[Code that draws figures]

* * * * * * *

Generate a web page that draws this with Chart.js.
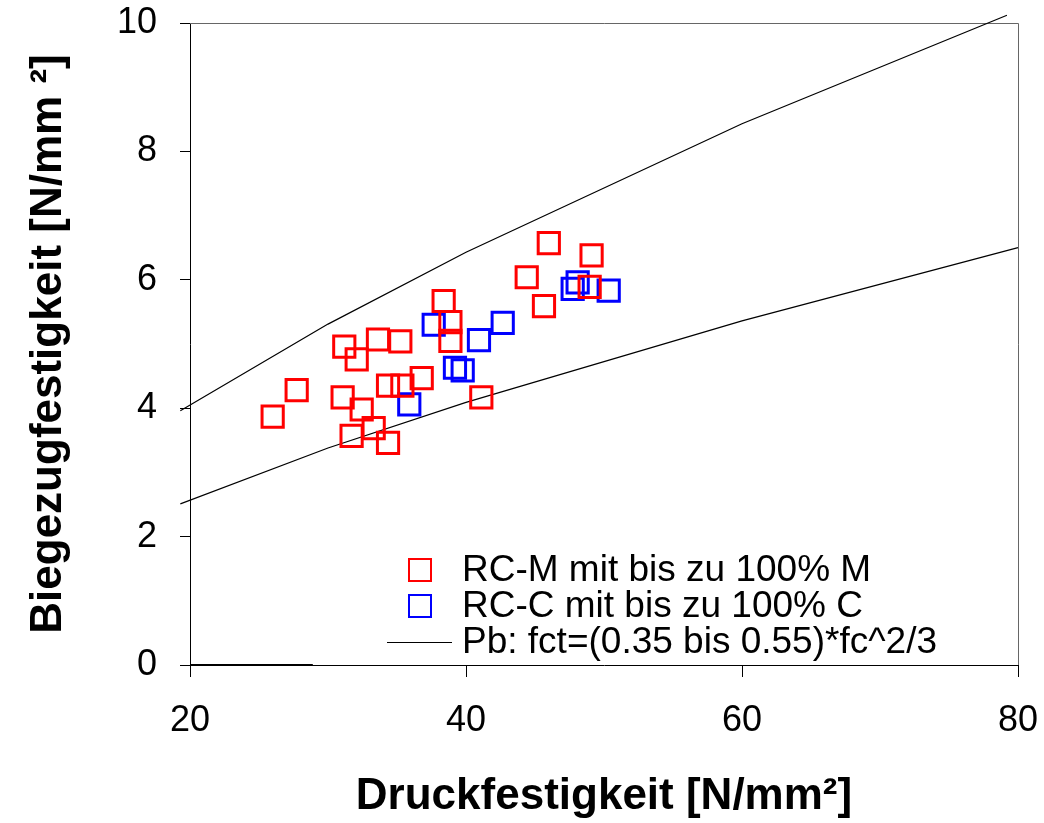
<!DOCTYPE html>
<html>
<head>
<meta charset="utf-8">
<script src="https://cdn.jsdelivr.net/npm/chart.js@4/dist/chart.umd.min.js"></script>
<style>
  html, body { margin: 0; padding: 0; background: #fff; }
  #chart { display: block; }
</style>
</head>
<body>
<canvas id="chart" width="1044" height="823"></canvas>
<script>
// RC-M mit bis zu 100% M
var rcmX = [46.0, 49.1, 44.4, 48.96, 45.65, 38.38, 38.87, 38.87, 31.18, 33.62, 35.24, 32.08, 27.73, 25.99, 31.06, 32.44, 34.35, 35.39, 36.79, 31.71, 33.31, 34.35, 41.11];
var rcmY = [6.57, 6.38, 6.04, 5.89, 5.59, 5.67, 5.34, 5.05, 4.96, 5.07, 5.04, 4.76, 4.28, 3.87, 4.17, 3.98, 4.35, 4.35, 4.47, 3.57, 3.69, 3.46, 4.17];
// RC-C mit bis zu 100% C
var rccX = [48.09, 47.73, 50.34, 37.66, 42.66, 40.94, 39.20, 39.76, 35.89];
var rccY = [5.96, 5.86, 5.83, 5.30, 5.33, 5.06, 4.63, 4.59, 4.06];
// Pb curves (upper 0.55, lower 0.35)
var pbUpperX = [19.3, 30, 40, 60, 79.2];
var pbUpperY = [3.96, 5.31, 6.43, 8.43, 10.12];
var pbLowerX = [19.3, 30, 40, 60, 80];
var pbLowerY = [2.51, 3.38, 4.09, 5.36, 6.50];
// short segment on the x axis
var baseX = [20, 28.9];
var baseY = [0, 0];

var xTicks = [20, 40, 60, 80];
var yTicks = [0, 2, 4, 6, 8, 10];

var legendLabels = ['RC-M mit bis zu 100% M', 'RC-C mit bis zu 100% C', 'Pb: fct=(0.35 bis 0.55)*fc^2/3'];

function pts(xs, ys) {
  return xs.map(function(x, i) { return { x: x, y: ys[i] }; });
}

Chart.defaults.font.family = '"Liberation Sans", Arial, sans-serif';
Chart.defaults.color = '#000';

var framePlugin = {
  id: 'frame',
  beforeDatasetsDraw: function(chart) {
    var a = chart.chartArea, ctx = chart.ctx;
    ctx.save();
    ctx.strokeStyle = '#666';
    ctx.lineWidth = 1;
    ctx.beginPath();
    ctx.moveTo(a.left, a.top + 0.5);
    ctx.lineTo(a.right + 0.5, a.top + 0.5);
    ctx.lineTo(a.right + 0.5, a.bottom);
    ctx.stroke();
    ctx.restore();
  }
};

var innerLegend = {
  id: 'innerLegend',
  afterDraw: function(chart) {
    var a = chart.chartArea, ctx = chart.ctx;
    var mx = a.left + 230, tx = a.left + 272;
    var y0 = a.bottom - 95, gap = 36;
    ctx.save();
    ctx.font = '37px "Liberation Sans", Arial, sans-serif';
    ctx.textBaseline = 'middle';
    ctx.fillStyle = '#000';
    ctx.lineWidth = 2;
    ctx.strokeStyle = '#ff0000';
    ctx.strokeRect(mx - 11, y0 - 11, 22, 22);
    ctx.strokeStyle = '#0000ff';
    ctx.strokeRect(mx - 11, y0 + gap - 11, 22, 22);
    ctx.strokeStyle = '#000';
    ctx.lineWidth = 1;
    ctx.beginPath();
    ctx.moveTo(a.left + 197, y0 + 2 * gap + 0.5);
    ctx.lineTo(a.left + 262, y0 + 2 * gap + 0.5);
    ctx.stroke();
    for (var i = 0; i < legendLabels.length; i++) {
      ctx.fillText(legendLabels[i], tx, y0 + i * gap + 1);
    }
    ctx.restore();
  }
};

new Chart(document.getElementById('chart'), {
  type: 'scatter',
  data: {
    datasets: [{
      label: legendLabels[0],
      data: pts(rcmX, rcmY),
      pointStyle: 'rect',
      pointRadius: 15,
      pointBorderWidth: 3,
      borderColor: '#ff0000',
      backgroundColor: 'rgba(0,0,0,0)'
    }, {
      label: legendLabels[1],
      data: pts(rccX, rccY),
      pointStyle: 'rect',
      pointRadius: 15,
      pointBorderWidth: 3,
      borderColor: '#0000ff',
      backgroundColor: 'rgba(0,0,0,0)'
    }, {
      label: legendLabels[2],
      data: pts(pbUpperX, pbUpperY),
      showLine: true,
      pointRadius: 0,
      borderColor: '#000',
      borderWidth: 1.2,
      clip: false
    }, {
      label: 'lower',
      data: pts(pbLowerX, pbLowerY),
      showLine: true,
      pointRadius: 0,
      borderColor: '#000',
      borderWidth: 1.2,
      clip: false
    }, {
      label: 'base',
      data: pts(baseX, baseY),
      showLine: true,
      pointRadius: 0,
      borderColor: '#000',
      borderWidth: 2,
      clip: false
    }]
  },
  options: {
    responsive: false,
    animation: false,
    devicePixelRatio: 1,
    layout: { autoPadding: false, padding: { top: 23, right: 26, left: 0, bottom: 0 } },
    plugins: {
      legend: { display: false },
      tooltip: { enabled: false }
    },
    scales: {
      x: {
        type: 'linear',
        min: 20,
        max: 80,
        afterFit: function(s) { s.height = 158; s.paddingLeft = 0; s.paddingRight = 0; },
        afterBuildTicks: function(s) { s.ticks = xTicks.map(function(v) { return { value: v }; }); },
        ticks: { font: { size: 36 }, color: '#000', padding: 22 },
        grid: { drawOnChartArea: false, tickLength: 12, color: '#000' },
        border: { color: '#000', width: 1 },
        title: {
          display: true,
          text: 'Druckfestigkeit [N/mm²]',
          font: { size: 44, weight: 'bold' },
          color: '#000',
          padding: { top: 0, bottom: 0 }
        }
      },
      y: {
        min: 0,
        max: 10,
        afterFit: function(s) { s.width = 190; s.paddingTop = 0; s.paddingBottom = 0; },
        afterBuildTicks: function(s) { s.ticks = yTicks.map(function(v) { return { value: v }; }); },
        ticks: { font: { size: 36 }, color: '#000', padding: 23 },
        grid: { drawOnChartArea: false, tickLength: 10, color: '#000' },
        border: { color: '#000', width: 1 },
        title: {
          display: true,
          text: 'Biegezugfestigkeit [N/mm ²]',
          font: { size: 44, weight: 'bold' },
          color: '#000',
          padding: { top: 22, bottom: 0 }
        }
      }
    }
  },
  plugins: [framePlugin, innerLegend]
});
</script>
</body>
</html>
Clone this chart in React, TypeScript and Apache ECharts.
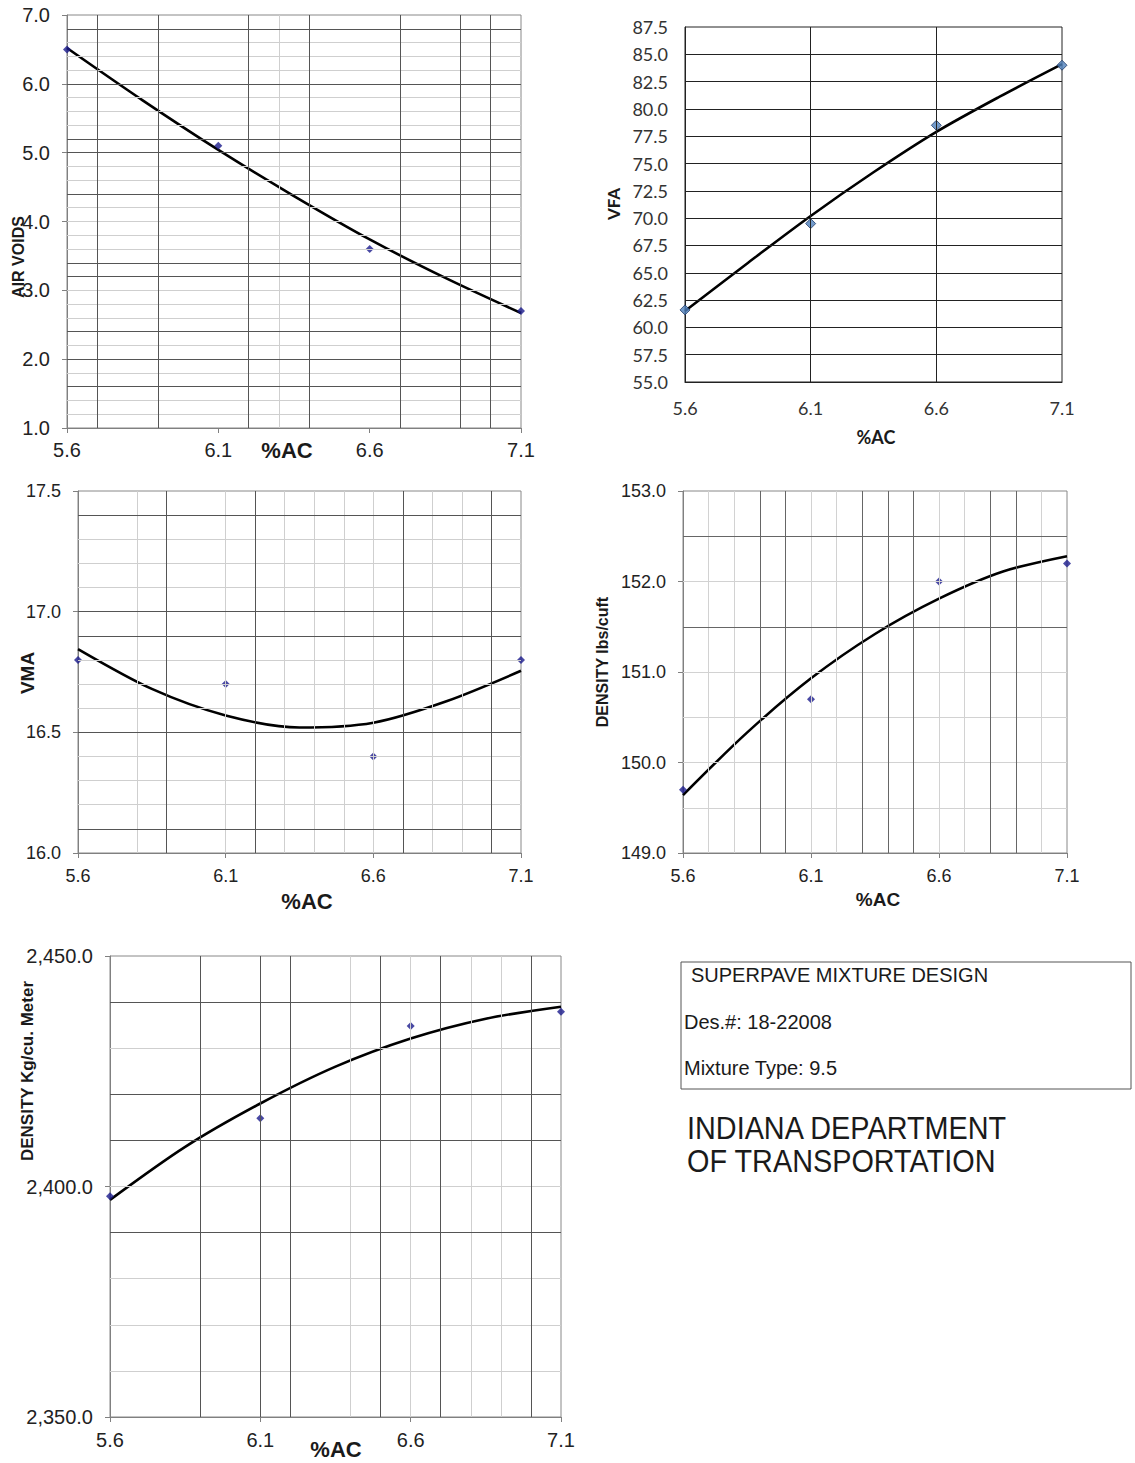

* * * * * * *

▶ **Exercise goal**
Without any pictures, reproduce the lines from the first one in the material through the line that has "var baseY = [0, 0];", exactly as they appear.

▶ **Result for this exercise**
Generate a web page that draws this with Chart.js.
<!DOCTYPE html>
<html>
<head>
<meta charset="utf-8">
<script src="https://cdn.jsdelivr.net/npm/chart.js@4/dist/chart.umd.min.js"></script>
<style>
  html, body { margin: 0; padding: 0; background: #fff; }
  #chart { display: block; }
</style>
</head>
<body>
<canvas id="chart" width="1044" height="823"></canvas>
<script>
// RC-M mit bis zu 100% M
var rcmX = [46.0, 49.1, 44.4, 48.96, 45.65, 38.38, 38.87, 38.87, 31.18, 33.62, 35.24, 32.08, 27.73, 25.99, 31.06, 32.44, 34.35, 35.39, 36.79, 31.71, 33.31, 34.35, 41.11];
var rcmY = [6.57, 6.38, 6.04, 5.89, 5.59, 5.67, 5.34, 5.05, 4.96, 5.07, 5.04, 4.76, 4.28, 3.87, 4.17, 3.98, 4.35, 4.35, 4.47, 3.57, 3.69, 3.46, 4.17];
// RC-C mit bis zu 100% C
var rccX = [48.09, 47.73, 50.34, 37.66, 42.66, 40.94, 39.20, 39.76, 35.89];
var rccY = [5.96, 5.86, 5.83, 5.30, 5.33, 5.06, 4.63, 4.59, 4.06];
// Pb curves (upper 0.55, lower 0.35)
var pbUpperX = [19.3, 30, 40, 60, 79.2];
var pbUpperY = [3.96, 5.31, 6.43, 8.43, 10.12];
var pbLowerX = [19.3, 30, 40, 60, 80];
var pbLowerY = [2.51, 3.38, 4.09, 5.36, 6.50];
// short segment on the x axis
var baseX = [20, 28.9];
var baseY = [0, 0];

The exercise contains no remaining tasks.